Русская классика, впрочем, как и зарубежная, предстает в свете «нового культурного сознания» сплошным блудилищем, где все как на подбор – сексуальные маньяки и извращенцы. Именно это, в представлении «нового культурного сознания», хоть и нехудожественно, но интересно: «классика получает современное звучание», ибо и она становится сценой, на которой беснуется наше раскрепощенное «коллективное бессознательное», а классики, как и их герои, оказываются не лучше, чем гипотетические мы – хамы и содомиты.
Таким образом, непристойность не только объявляется нормой, но становится знаком приобщенности к контексту современности. Неприятие же модернизма (постмодернизма?), как мы помним, является «признаком фашизма»114.
Для постмодернизма характерен взгляд на мир как на спектакль, сплошное грандиозное шоу, в котором человеческие представления о реальности оказываются производными от человеческих же систем ее репрезентации. Таким образом, все, принимаемое за действительность, есть лишь представление о ней, зависящее к тому же от ракурса, который выбирает зритель.

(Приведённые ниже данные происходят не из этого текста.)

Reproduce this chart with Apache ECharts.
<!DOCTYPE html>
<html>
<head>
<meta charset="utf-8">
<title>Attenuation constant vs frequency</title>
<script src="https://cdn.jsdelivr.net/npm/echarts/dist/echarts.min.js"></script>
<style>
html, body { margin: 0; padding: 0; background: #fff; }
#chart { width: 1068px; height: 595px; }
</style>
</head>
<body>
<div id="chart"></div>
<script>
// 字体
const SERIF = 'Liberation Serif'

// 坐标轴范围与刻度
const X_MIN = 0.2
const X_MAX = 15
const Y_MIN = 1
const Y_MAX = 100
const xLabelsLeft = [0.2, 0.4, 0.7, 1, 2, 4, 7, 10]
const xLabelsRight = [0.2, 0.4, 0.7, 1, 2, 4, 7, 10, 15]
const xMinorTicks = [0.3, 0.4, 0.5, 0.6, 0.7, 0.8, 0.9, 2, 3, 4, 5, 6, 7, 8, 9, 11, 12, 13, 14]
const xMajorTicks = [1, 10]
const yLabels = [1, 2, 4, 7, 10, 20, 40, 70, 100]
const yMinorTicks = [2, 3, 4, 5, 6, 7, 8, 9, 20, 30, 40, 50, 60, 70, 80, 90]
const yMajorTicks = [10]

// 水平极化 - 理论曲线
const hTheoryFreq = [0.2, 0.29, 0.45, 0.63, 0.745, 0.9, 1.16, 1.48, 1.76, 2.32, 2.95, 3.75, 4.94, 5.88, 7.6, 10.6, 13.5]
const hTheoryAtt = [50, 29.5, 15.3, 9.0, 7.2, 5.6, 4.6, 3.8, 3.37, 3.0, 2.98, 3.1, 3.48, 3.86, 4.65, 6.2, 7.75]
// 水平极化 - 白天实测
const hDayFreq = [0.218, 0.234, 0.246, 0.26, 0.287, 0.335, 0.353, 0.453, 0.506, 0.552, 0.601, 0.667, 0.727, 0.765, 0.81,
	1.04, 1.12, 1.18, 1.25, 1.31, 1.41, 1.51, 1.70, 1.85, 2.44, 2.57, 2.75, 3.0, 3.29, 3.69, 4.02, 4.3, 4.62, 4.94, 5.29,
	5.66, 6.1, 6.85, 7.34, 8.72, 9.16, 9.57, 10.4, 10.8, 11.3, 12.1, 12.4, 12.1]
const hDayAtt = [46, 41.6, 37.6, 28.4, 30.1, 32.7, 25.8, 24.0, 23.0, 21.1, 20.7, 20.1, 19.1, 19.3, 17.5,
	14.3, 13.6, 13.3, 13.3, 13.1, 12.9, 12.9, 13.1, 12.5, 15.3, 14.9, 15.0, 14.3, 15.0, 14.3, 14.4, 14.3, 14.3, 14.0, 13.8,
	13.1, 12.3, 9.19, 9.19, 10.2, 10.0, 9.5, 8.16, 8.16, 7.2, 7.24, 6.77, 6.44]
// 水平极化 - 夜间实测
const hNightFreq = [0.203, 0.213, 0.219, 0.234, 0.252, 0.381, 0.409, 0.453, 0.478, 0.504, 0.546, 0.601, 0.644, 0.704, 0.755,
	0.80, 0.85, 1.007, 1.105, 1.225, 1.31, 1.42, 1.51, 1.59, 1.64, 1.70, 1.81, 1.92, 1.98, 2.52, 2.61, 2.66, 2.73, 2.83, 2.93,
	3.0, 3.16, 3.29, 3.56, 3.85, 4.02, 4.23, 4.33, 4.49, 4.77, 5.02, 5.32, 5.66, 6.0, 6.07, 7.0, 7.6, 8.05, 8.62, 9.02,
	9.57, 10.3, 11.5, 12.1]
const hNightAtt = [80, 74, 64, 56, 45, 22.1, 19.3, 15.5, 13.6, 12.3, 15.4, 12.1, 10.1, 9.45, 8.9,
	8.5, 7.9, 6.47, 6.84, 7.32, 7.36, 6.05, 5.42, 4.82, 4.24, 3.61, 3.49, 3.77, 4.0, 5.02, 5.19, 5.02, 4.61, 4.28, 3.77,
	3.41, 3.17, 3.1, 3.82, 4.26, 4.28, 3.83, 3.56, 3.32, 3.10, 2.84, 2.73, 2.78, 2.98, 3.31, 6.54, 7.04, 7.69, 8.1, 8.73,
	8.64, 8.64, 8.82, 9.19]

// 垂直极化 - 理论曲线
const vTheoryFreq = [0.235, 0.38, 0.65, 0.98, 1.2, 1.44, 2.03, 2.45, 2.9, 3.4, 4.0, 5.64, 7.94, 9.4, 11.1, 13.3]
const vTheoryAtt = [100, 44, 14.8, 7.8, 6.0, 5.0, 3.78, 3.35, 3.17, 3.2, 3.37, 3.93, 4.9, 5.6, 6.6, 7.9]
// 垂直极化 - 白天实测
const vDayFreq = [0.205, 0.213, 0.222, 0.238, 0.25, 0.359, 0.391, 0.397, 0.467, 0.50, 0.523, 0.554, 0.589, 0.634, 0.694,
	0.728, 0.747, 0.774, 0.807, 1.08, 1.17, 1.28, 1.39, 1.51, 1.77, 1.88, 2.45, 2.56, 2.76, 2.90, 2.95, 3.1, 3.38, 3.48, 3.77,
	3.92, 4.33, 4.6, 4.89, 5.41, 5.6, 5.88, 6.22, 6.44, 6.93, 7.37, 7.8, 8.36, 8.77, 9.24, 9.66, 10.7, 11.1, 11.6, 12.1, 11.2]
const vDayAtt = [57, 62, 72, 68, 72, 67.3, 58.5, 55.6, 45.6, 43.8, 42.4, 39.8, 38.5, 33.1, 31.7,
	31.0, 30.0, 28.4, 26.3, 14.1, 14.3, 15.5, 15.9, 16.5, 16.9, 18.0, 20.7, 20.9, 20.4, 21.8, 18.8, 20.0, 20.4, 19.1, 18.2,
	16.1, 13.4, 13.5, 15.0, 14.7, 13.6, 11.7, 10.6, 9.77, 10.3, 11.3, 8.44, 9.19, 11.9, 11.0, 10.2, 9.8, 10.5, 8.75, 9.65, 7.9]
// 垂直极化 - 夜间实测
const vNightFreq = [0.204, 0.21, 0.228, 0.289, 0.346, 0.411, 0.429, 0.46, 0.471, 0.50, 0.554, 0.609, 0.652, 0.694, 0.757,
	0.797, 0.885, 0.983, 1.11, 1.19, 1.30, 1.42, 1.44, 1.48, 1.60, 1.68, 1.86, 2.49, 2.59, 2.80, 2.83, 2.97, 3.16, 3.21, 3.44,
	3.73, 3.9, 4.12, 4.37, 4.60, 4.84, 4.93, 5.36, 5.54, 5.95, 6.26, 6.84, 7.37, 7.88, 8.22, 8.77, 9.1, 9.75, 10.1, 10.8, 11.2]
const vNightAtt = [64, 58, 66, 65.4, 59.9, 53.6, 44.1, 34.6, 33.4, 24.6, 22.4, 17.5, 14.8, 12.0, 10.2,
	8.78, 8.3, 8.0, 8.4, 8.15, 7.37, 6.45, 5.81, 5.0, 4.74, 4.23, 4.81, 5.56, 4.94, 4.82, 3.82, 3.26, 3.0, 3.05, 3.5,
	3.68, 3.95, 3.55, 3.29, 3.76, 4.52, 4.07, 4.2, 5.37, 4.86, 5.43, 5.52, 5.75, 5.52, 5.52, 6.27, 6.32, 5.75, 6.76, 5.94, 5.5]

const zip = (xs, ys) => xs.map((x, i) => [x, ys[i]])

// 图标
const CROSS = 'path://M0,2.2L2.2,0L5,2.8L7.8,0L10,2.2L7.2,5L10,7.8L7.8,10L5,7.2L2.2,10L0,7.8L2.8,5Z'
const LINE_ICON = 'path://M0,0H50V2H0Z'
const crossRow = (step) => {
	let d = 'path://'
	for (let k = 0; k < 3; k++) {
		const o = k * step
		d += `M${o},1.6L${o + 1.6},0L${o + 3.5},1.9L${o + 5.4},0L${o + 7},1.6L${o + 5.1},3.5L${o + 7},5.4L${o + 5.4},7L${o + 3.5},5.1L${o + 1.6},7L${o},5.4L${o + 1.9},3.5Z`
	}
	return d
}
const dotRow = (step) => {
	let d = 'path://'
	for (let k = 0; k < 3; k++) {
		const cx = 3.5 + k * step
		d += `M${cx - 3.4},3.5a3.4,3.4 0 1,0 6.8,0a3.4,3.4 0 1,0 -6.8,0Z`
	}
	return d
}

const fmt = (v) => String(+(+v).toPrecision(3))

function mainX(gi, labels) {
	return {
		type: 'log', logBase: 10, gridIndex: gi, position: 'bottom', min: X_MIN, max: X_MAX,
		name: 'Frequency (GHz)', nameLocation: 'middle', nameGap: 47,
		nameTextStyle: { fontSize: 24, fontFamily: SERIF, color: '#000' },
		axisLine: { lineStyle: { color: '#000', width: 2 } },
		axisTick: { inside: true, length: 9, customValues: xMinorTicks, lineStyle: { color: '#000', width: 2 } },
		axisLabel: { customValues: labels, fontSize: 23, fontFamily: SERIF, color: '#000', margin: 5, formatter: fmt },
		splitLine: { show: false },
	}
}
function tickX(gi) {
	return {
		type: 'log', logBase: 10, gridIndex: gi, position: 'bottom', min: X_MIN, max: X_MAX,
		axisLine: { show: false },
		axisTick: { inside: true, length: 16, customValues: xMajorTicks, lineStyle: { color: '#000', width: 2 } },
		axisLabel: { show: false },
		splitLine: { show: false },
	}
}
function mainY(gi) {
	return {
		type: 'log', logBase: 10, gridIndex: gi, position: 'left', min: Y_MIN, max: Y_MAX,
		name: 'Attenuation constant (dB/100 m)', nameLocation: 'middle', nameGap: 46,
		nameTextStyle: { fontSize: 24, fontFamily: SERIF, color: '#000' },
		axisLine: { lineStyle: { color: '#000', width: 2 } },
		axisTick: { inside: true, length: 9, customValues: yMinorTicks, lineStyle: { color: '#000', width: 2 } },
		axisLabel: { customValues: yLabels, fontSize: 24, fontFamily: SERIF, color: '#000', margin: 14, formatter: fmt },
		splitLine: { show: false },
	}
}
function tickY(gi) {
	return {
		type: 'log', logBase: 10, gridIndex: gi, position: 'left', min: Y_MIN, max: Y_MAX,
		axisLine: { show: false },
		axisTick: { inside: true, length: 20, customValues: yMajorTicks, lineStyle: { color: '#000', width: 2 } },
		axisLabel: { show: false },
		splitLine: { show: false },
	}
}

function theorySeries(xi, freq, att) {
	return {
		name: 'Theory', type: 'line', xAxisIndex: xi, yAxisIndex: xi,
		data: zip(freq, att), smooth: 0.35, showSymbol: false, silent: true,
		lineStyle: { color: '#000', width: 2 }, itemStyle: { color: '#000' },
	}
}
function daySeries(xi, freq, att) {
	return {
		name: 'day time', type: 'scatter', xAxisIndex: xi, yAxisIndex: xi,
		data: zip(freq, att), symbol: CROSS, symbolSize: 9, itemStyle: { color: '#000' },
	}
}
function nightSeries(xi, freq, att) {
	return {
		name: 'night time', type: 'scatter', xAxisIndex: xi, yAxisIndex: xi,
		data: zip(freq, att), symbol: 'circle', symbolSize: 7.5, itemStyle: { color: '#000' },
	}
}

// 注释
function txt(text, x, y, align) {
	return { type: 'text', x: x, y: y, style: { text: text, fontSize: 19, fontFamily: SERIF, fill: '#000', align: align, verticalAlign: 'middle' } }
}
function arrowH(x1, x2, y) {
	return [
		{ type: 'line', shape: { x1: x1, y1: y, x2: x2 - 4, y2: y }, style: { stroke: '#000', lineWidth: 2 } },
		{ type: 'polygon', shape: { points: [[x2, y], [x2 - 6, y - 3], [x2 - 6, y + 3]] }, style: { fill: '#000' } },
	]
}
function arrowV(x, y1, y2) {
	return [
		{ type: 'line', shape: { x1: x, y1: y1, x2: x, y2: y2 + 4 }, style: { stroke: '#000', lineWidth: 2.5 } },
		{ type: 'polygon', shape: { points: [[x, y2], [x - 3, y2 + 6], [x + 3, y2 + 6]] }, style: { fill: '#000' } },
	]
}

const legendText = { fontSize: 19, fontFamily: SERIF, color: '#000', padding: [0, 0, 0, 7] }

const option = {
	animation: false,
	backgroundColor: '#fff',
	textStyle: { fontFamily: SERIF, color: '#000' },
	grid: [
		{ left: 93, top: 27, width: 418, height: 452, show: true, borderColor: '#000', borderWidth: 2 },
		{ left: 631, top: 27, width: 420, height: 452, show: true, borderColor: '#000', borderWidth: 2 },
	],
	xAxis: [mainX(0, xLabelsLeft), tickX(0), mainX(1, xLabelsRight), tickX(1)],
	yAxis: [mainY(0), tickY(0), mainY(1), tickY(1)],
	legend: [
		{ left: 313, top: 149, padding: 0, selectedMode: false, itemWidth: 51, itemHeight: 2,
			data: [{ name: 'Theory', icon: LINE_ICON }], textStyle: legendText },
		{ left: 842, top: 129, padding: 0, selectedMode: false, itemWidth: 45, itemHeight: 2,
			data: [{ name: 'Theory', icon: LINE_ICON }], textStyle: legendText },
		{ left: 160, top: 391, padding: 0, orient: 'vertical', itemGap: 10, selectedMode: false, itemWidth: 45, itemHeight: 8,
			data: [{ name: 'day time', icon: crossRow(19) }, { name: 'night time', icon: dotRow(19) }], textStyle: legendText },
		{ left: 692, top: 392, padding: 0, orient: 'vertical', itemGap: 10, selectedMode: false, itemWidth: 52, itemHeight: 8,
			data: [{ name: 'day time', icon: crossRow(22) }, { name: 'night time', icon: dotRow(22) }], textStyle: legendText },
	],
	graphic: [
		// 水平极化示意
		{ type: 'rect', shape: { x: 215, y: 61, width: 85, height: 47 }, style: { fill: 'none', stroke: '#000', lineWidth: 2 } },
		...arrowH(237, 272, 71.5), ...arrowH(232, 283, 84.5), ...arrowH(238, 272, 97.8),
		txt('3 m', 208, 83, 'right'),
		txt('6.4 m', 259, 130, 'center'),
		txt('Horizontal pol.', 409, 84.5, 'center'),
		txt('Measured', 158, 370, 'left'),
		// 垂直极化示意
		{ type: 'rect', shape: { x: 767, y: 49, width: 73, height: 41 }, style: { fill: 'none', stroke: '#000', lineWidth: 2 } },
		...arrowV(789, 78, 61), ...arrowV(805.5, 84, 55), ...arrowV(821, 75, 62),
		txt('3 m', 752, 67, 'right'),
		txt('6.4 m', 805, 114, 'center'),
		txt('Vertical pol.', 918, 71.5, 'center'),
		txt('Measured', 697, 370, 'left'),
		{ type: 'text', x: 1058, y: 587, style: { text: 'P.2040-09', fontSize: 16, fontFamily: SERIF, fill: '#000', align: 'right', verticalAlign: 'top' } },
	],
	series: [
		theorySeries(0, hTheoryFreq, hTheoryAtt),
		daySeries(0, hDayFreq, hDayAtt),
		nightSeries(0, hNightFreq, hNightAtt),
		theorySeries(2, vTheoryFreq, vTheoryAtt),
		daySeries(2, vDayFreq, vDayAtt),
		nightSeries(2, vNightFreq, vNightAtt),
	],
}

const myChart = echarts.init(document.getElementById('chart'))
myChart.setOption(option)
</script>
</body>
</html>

Перемена ракурса ведет к радикальному изменению всего представления, а значит, и мира. Человек оказывается обреченным на постоянно меняющуюся череду «точек зрения» и ракурсов действительности, не дающей человеку в этом «мелькании» проникнуть в свою сущность. Видеоклип с его постоянно меняющимися фрагментами или цветомузыка с ее пульсирующим ритмом и освещением становятся точной репрезентацией подобного типа видения.